A protester holds a poster depicting Shiite cleric Muqtada al-Sadr on a bridge leading towards the Green Zone area in Baghdad, Iraq. (Photo: AP)
Hundreds of followers of an influential Shiite cleric breached Iraq’s parliament on Saturday, the second time in a week, to protest the government formation efforts by Iran-backed groups.
Iraqi security forces used tear gas and sound bombs to try to repel the demonstrators and caused several injuries witnessed by journalists for The Associated Press. An expected parliament session did not take place and there were no lawmakers in the hall.
Iraq’s Prime Minister Mustafa al-Kadhimi directed security forces to protect demonstrators and asked them to keep their protest peaceful, according to a statement.

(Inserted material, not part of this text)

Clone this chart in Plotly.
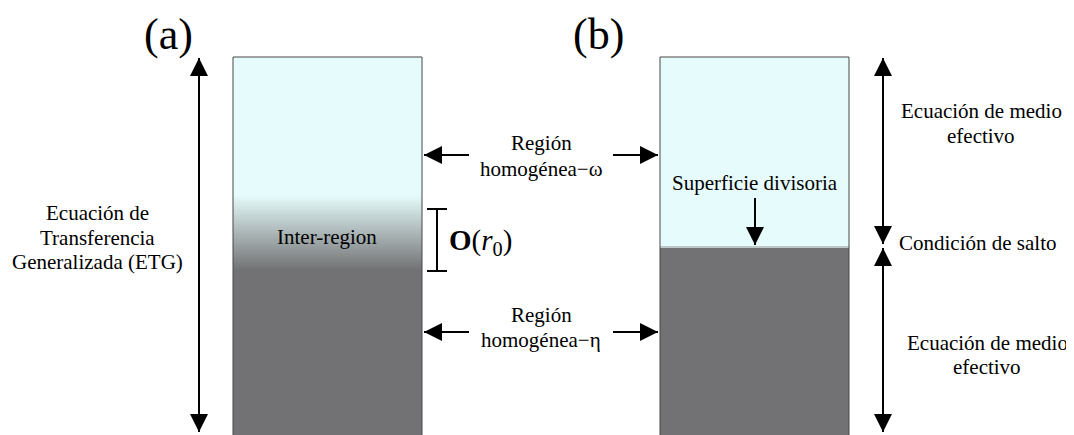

Thousands of demonstrators, the followers of influential cleric Muqtada al-Sadr, used ropes to pull down cement barricades leading to the gate of Iraq’s Green Zone, which houses official buildings and foreign embassies.
They were heeding al-Sadr’s call to protest the formation of the next government led by the Coalition Framework, an alliance of Shiite parties backed by Iran.
“We came today to remove the corrupt political class and prevent them from holding a parliament session, and to prevent the Framework from forming a government,” said Raad Thabet, 41. “We responded to al-Sadr’s call. We will go to the Green (Zone). No matter the cost.”
Al-Sadr’s party exited government formation talks in June, giving his rivals in the Coordination Framework alliance the majority they needed to move forward with the process.
Many protesters wore black to mark the days leading to Ashura, which commemorates the death of Imam Hussein, the grandson of the Prophet Mohamed and one of Shiite Islam’s most important figures. Al-Sadr’s messaging to his followers has used the important day in Shiite Islam to kindle protests.
Al-Sadr has used his large grassroots following as leverage against his rivals.
On Wednesday, hundreds of his followers stormed the parliament building after the Framework alliance named Mohammed al-Sudani as their nominee for the premiership and signaled their readiness to form a government despite his threats.